O corpo como tributo de um novo tempo é o corpo-mercadoria, o corpo-máquina. As
inovações tecnológicas trouxeram grandes transformações no campo das
subjetividades. Entre elas, destaco a percepção humana e o novo estatuto
imaginário corporal. Entram em cena novos personagens, corpos portando objetos
estranhos, desenhos, marcas simbólicas: aparelho nos dentes, unhas e cabelos
postiços, fios de ouro nas rugas, silicone nos quadris, dentes encapados. A
ciranda dos objetos sobrepõe ao sujeito, que se apaga entre dietas e salões de
beleza. O registro identitário é cunhado pela estética da transformação. Corpos
mutantes, sujeitos opacos, desejos suspensos.

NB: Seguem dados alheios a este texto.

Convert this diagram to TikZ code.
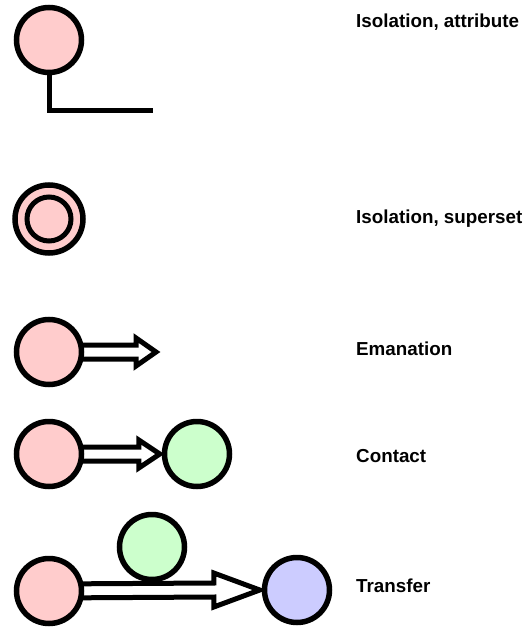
\documentclass[tikz,border=0pt]{standalone}
\usepackage{fontspec}
\setmainfont{Liberation Sans}
\usetikzlibrary{calc,positioning,backgrounds}
\definecolor{cSrc}{HTML}{FFCCCC}
\definecolor{cMid}{HTML}{CCFFCC}
\definecolor{cDst}{HTML}{CCCCFF}
\tikzset{
  ent/.style    ={circle,draw=black,line width=5.5pt,minimum size=65pt,inner sep=0pt},
  src/.style    ={ent,fill=cSrc},
  mid/.style    ={ent,fill=cMid},
  dst/.style    ={ent,fill=cDst},
  stem/.style   ={draw=black,line width=5pt,line join=miter},
  fat/.style    ={draw=black,fill=white,line width=5pt,line join=miter},
  lbl/.style    ={anchor=west,inner sep=0pt,font=\bfseries\fontsize{18.8}{22}\selectfont},
}
\begin{document}
\begin{tikzpicture}[x=1pt,y=-1pt]
  \useasboundingbox (0,0) rectangle (525,628);
  % isolation, attribute
  \node[src] (att) at (49,40) {};
  \coordinate (attend) at (153,111);
  \begin{scope}[on background layer]
    \draw[stem] (att.center) |- (attend);
  \end{scope}
  \node[lbl] (lAtt) at (356,22) {Isolation, attribute};
  % isolation, superset
  \node[src,minimum size=68pt] (sup) at (49,219) {};
  \node[ent,fill=cSrc,line width=5pt,minimum size=44pt] (supin) at (sup.center) {};
  \node[lbl] (lSup) at (356,219) {Isolation, superset};
  % emanation
  \node[src] (em) at (49,352) {};
  \coordinate (emtip) at (156,352);
  \begin{scope}[on background layer]
    \draw[fat] ($(em.center)+(0,-7)$) -- ($(emtip)+(-20,-7)$) -- ($(emtip)+(-20,-14)$)
      -- (emtip) -- ($(emtip)+(-20,14)$) -- ($(emtip)+(-20,7)$) -- ($(em.center)+(0,7)$);
  \end{scope}
  \node[lbl] (lEm) at (356,349) {Emanation};
  % contact
  \node[src] (ct) at (49,454) {};
  \node[mid] (ctb) at (197,454) {};
  \begin{scope}[on background layer]
    \draw[fat] ($(ct.center)+(0,-7)$) -- ($(ctb.west)+(-23,-7)$) -- ($(ctb.west)+(-23,-14)$)
      -- ($(ctb.west)+(-2,0)$) -- ($(ctb.west)+(-23,14)$) -- ($(ctb.west)+(-23,7)$) -- ($(ct.center)+(0,7)$);
  \end{scope}
  \node[lbl] (lCt) at (356,456) {Contact};
  % transfer
  \node[src] (tr) at (49,591) {};
  \node[dst] (trc) at (297,590) {};
  \node[mid] (trb) at (152,547) {};
  \begin{scope}[on background layer]
    \draw[fat] ($(tr.center)+(0,-7)$) -- ($(trc.west)+(-48,-7)$) -- ($(trc.west)+(-48,-17)$)
      -- ($(trc.west)+(-2,0)$) -- ($(trc.west)+(-48,17)$) -- ($(trc.west)+(-48,7)$) -- ($(tr.center)+(0,7)$);
  \end{scope}
  \node[lbl] (lTr) at (356,586) {Transfer};
\end{tikzpicture}
\end{document}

“A junta comercial do Rio de Janeiro
revela que os salões de beleza cresceram 142% entre 2000 e 2013. Enquanto
cresce a procura por tratamentos de beleza, diminui a demanda por livrarias,
que recuaram 57%”. O corpo é o sintoma do homem. O que equivale dizer que a
nossa sociedade prioriza o culto à estética e à aparência, em detrimento da
essência, do conhecimento e do saber. Os holofotes estão direcionados para o
externo, as luzes do Olimpo miram os belos penteados. As belas palavras
definham no obscurantismo, nos templos de Salomão, entre dourados imitando
ouro. Simulacro de beleza oca. Vivemos a derrocada do pensamento, e se o
pensamento é uma forma de resistência, significa que estamos condenados ao
fundamentalismo midiático, na estética ou nas religiões.
“A mãe jogou o filho de 2 anos na
parede, matando-o. Alegou que a criança estava brincando com o seu celular, sem
sua permissão”. O celular, nesse caso, corresponde ao objeto de desejo do
filho, é ele que foi internalizado como parte do corpo da mãe. Desejá-lo é
desejar uma parte da mãe que lhe faltou – mãe abandônica, ausente. Mães envolvidas
entre tablets e smartphones, os novos objetos que fascinam. Brilhantes,
sedutores, cobiçados. A internet é o ópio contemporâneo, age como substância
tóxica, deixando a humanidade embriagada, viciada. Delírios provocados por uma
caixinha, nada de fantasias ao vivo, o prazer é on line. Precisa mais?
O eu não existe sem a alteridade. O Outro
da pós-modernidade é um objeto. Na nova dimensão psíquica, a criança, ao ser
marcada nas relações parentais - mais por objetos que por carinho, contato
corporal -, segue uma orientação funcional, operacional. As relações são
pautadas por agendas previamente estabelecidas. Os sentimentos devem seguir um
plano de metas, que se traduz pelo imperativo de viver todas as formas de
prazer em um só tempo. Se somos regulamentados por uma organização externa, é
de se esperar que os desejos próprios sejam desviados. Se não fomos marcados
por referências familiares sólidas, se não construímos laços sociais
consistentes, sequer adquirimos uma mínima proteção afetiva e emocional. Um
estofo básico que sustenta o sujeito diante das agonias da vida.
Ao privilegiar o externo, perdemos a
conexão com o subterrâneo, lugar onde cochilam as perturbações humanas. Ser
humano é se debater entre o trágico, o cômico, o belo e o feio. Todos são
elementos fundantes da loucura humana. E não há nada mais sedutor que uma doze
de loucura. É ela que introduz a paixão nas relações. Ao intervirmos no corpo
em função de um modelo, retiramos dele as insígnias, os traços familiares. Desprovido
do simbólico, o corpo-expressão se apaga. Abandona a memória viva, desejante,
para encarnar a imagem fria de um cadáver. Corpo sem persona. O mundo do pastiche é desumano. Beleza confinada em corpo
morto.
O filósofo Sócrates, exemplo de feiura,
conduzia os discípulos ao paraíso, ao reino do saber, a sabedoria metaforizando
o divino exercício do pensamento. A percepção da beleza que rege a existência
exige tocar entranhas, desvendar os mistérios da aventura humana. O feio, ao
mesmo tempo que provoca repulsa, fascina. Sedução, uma multidão de sentimentos,
muito mais que obra de arte - escultura em praça vazia.